### STATED EXERCISE:
Drop the images; return everything else in the listing below exactly.

### STORED DATA:
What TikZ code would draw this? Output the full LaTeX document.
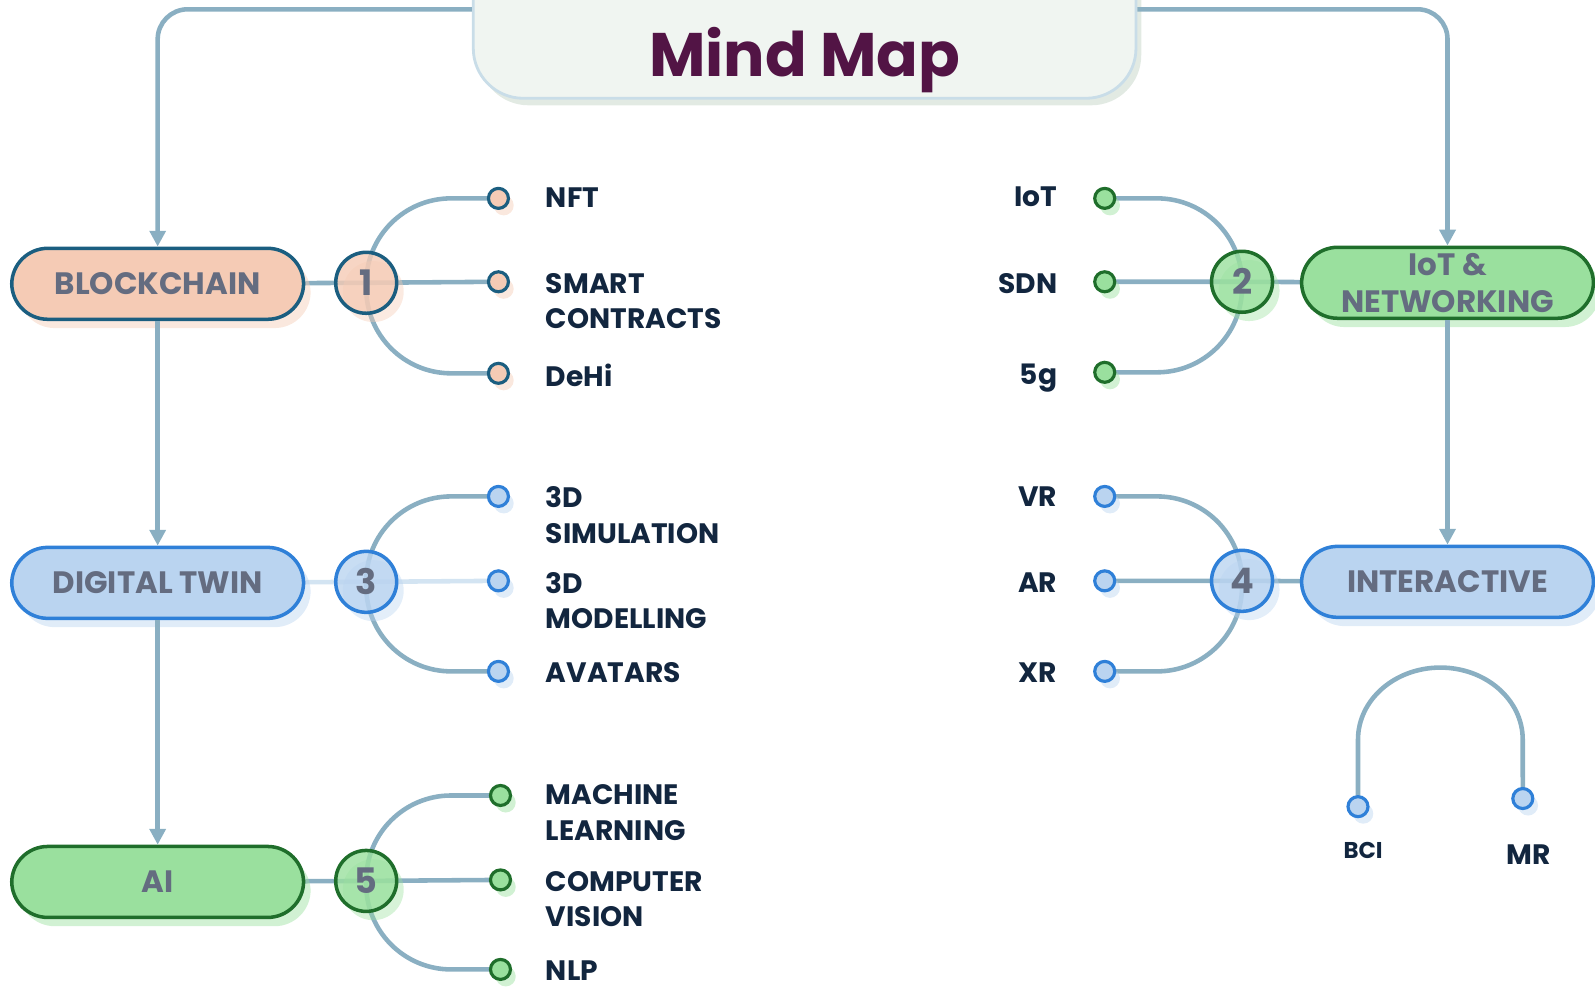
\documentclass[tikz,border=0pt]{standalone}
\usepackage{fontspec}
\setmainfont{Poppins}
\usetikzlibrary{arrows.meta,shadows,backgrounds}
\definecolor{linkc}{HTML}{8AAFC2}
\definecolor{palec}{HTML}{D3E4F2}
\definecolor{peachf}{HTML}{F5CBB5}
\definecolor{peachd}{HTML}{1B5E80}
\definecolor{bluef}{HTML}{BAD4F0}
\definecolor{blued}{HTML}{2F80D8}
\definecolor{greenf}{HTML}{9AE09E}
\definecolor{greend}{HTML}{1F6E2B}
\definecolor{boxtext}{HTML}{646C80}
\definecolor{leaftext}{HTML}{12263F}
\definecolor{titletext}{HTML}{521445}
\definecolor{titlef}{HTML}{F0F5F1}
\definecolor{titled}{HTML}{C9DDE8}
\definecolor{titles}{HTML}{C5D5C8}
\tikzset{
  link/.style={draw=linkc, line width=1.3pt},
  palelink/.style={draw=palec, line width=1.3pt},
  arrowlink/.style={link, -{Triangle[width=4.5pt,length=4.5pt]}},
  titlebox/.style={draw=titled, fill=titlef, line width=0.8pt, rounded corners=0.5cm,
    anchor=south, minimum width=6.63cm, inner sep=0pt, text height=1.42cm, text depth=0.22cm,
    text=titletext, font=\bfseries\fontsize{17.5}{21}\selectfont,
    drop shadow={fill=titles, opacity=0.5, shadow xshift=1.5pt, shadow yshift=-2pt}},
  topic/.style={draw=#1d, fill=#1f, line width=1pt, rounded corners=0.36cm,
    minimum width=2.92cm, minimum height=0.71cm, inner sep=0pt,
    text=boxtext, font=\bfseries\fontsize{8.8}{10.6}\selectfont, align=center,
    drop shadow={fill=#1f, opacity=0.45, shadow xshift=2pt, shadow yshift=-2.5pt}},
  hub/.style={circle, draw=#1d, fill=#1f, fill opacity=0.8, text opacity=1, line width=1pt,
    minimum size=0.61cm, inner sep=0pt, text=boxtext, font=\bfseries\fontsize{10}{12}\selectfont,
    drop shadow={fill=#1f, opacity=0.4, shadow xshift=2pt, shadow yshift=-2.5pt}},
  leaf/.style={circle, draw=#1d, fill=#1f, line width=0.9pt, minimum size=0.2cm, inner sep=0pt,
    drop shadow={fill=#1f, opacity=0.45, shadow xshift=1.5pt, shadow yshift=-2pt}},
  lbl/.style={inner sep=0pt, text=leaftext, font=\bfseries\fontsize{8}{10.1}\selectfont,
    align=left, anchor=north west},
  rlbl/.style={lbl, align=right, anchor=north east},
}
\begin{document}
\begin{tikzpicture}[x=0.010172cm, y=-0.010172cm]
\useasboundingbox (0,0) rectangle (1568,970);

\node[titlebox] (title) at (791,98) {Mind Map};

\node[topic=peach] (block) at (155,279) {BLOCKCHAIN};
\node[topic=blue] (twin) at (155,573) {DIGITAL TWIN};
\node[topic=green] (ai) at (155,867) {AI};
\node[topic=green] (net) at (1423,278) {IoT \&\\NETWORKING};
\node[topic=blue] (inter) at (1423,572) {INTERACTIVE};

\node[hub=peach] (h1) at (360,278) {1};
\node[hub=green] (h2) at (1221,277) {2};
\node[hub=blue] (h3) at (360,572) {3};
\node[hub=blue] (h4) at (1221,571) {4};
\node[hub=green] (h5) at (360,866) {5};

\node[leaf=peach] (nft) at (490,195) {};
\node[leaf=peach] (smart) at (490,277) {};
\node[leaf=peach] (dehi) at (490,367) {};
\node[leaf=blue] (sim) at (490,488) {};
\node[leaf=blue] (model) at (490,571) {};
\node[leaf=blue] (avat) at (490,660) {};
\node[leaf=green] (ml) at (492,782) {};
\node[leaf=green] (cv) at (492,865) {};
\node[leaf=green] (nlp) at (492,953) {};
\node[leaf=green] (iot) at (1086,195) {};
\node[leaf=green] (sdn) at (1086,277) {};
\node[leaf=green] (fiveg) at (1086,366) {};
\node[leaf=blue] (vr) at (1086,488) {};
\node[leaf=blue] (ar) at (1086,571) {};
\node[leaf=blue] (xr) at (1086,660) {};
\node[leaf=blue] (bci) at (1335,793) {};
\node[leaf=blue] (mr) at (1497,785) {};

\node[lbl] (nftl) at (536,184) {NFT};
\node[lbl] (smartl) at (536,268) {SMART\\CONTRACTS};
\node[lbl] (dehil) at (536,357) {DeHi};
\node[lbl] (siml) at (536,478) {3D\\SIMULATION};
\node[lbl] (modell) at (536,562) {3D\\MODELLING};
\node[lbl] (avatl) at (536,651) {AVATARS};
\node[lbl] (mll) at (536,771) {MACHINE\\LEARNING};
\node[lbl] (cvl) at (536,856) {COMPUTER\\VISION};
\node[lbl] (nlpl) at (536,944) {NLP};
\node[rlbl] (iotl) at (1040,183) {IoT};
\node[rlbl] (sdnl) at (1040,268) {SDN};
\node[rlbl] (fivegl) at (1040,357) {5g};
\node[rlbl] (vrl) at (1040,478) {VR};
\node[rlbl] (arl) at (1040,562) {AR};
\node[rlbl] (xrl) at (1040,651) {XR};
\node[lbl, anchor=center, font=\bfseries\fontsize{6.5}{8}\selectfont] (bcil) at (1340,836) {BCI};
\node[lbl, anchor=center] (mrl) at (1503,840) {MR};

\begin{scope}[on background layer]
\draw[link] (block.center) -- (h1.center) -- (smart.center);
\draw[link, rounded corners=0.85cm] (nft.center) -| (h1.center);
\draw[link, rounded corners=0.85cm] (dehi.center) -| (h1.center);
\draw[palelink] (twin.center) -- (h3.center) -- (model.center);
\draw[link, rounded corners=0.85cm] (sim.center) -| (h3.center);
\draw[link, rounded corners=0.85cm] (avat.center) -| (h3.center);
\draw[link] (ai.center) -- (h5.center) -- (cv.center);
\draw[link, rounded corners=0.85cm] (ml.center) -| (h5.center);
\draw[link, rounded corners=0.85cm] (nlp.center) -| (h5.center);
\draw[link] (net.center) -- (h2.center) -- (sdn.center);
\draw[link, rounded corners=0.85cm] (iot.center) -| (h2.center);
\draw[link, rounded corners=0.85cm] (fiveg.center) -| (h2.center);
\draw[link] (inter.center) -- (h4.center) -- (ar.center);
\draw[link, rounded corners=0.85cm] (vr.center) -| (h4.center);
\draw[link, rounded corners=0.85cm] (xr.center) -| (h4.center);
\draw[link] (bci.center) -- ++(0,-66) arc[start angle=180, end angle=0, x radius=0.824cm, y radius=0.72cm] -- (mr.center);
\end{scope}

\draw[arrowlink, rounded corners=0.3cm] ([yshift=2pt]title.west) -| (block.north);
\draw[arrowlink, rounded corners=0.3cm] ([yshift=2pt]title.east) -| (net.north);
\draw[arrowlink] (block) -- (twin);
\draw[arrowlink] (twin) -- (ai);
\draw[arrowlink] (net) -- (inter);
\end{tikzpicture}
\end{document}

### ANSWER FOR THE TASK:
What TikZ code would draw this? Output the full LaTeX document.
\documentclass[tikz,border=0pt]{standalone}
\usepackage{fontspec}
\setmainfont{Poppins}
\usetikzlibrary{arrows.meta,shadows,backgrounds}
\definecolor{linkc}{HTML}{8AAFC2}
\definecolor{palec}{HTML}{D3E4F2}
\definecolor{peachf}{HTML}{F5CBB5}
\definecolor{peachd}{HTML}{1B5E80}
\definecolor{bluef}{HTML}{BAD4F0}
\definecolor{blued}{HTML}{2F80D8}
\definecolor{greenf}{HTML}{9AE09E}
\definecolor{greend}{HTML}{1F6E2B}
\definecolor{boxtext}{HTML}{646C80}
\definecolor{leaftext}{HTML}{12263F}
\definecolor{titletext}{HTML}{521445}
\definecolor{titlef}{HTML}{F0F5F1}
\definecolor{titled}{HTML}{C9DDE8}
\definecolor{titles}{HTML}{C5D5C8}
\tikzset{
  link/.style={draw=linkc, line width=1.3pt},
  palelink/.style={draw=palec, line width=1.3pt},
  arrowlink/.style={link, -{Triangle[width=4.5pt,length=4.5pt]}},
  titlebox/.style={draw=titled, fill=titlef, line width=0.8pt, rounded corners=0.5cm,
    anchor=south, minimum width=6.63cm, inner sep=0pt, text height=1.42cm, text depth=0.22cm,
    text=titletext, font=\bfseries\fontsize{17.5}{21}\selectfont,
    drop shadow={fill=titles, opacity=0.5, shadow xshift=1.5pt, shadow yshift=-2pt}},
  topic/.style={draw=#1d, fill=#1f, line width=1pt, rounded corners=0.36cm,
    minimum width=2.92cm, minimum height=0.71cm, inner sep=0pt,
    text=boxtext, font=\bfseries\fontsize{8.8}{10.6}\selectfont, align=center,
    drop shadow={fill=#1f, opacity=0.45, shadow xshift=2pt, shadow yshift=-2.5pt}},
  hub/.style={circle, draw=#1d, fill=#1f, fill opacity=0.8, text opacity=1, line width=1pt,
    minimum size=0.61cm, inner sep=0pt, text=boxtext, font=\bfseries\fontsize{10}{12}\selectfont,
    drop shadow={fill=#1f, opacity=0.4, shadow xshift=2pt, shadow yshift=-2.5pt}},
  leaf/.style={circle, draw=#1d, fill=#1f, line width=0.9pt, minimum size=0.2cm, inner sep=0pt,
    drop shadow={fill=#1f, opacity=0.45, shadow xshift=1.5pt, shadow yshift=-2pt}},
  lbl/.style={inner sep=0pt, text=leaftext, font=\bfseries\fontsize{8}{10.1}\selectfont,
    align=left, anchor=north west},
  rlbl/.style={lbl, align=right, anchor=north east},
}
\begin{document}
\begin{tikzpicture}[x=0.010172cm, y=-0.010172cm]
\useasboundingbox (0,0) rectangle (1568,970);

\node[titlebox] (title) at (791,98) {Mind Map};

\node[topic=peach] (block) at (155,279) {BLOCKCHAIN};
\node[topic=blue] (twin) at (155,573) {DIGITAL TWIN};
\node[topic=green] (ai) at (155,867) {AI};
\node[topic=green] (net) at (1423,278) {IoT \&\\NETWORKING};
\node[topic=blue] (inter) at (1423,572) {INTERACTIVE};

\node[hub=peach] (h1) at (360,278) {1};
\node[hub=green] (h2) at (1221,277) {2};
\node[hub=blue] (h3) at (360,572) {3};
\node[hub=blue] (h4) at (1221,571) {4};
\node[hub=green] (h5) at (360,866) {5};

\node[leaf=peach] (nft) at (490,195) {};
\node[leaf=peach] (smart) at (490,277) {};
\node[leaf=peach] (dehi) at (490,367) {};
\node[leaf=blue] (sim) at (490,488) {};
\node[leaf=blue] (model) at (490,571) {};
\node[leaf=blue] (avat) at (490,660) {};
\node[leaf=green] (ml) at (492,782) {};
\node[leaf=green] (cv) at (492,865) {};
\node[leaf=green] (nlp) at (492,953) {};
\node[leaf=green] (iot) at (1086,195) {};
\node[leaf=green] (sdn) at (1086,277) {};
\node[leaf=green] (fiveg) at (1086,366) {};
\node[leaf=blue] (vr) at (1086,488) {};
\node[leaf=blue] (ar) at (1086,571) {};
\node[leaf=blue] (xr) at (1086,660) {};
\node[leaf=blue] (bci) at (1335,793) {};
\node[leaf=blue] (mr) at (1497,785) {};

\node[lbl] (nftl) at (536,184) {NFT};
\node[lbl] (smartl) at (536,268) {SMART\\CONTRACTS};
\node[lbl] (dehil) at (536,357) {DeHi};
\node[lbl] (siml) at (536,478) {3D\\SIMULATION};
\node[lbl] (modell) at (536,562) {3D\\MODELLING};
\node[lbl] (avatl) at (536,651) {AVATARS};
\node[lbl] (mll) at (536,771) {MACHINE\\LEARNING};
\node[lbl] (cvl) at (536,856) {COMPUTER\\VISION};
\node[lbl] (nlpl) at (536,944) {NLP};
\node[rlbl] (iotl) at (1040,183) {IoT};
\node[rlbl] (sdnl) at (1040,268) {SDN};
\node[rlbl] (fivegl) at (1040,357) {5g};
\node[rlbl] (vrl) at (1040,478) {VR};
\node[rlbl] (arl) at (1040,562) {AR};
\node[rlbl] (xrl) at (1040,651) {XR};
\node[lbl, anchor=center, font=\bfseries\fontsize{6.5}{8}\selectfont] (bcil) at (1340,836) {BCI};
\node[lbl, anchor=center] (mrl) at (1503,840) {MR};

\begin{scope}[on background layer]
\draw[link] (block.center) -- (h1.center) -- (smart.center);
\draw[link, rounded corners=0.85cm] (nft.center) -| (h1.center);
\draw[link, rounded corners=0.85cm] (dehi.center) -| (h1.center);
\draw[palelink] (twin.center) -- (h3.center) -- (model.center);
\draw[link, rounded corners=0.85cm] (sim.center) -| (h3.center);
\draw[link, rounded corners=0.85cm] (avat.center) -| (h3.center);
\draw[link] (ai.center) -- (h5.center) -- (cv.center);
\draw[link, rounded corners=0.85cm] (ml.center) -| (h5.center);
\draw[link, rounded corners=0.85cm] (nlp.center) -| (h5.center);
\draw[link] (net.center) -- (h2.center) -- (sdn.center);
\draw[link, rounded corners=0.85cm] (iot.center) -| (h2.center);
\draw[link, rounded corners=0.85cm] (fiveg.center) -| (h2.center);
\draw[link] (inter.center) -- (h4.center) -- (ar.center);
\draw[link, rounded corners=0.85cm] (vr.center) -| (h4.center);
\draw[link, rounded corners=0.85cm] (xr.center) -| (h4.center);
\draw[link] (bci.center) -- ++(0,-66) arc[start angle=180, end angle=0, x radius=0.824cm, y radius=0.72cm] -- (mr.center);
\end{scope}

\draw[arrowlink, rounded corners=0.3cm] ([yshift=2pt]title.west) -| (block.north);
\draw[arrowlink, rounded corners=0.3cm] ([yshift=2pt]title.east) -| (net.north);
\draw[arrowlink] (block) -- (twin);
\draw[arrowlink] (twin) -- (ai);
\draw[arrowlink] (net) -- (inter);
\end{tikzpicture}
\end{document}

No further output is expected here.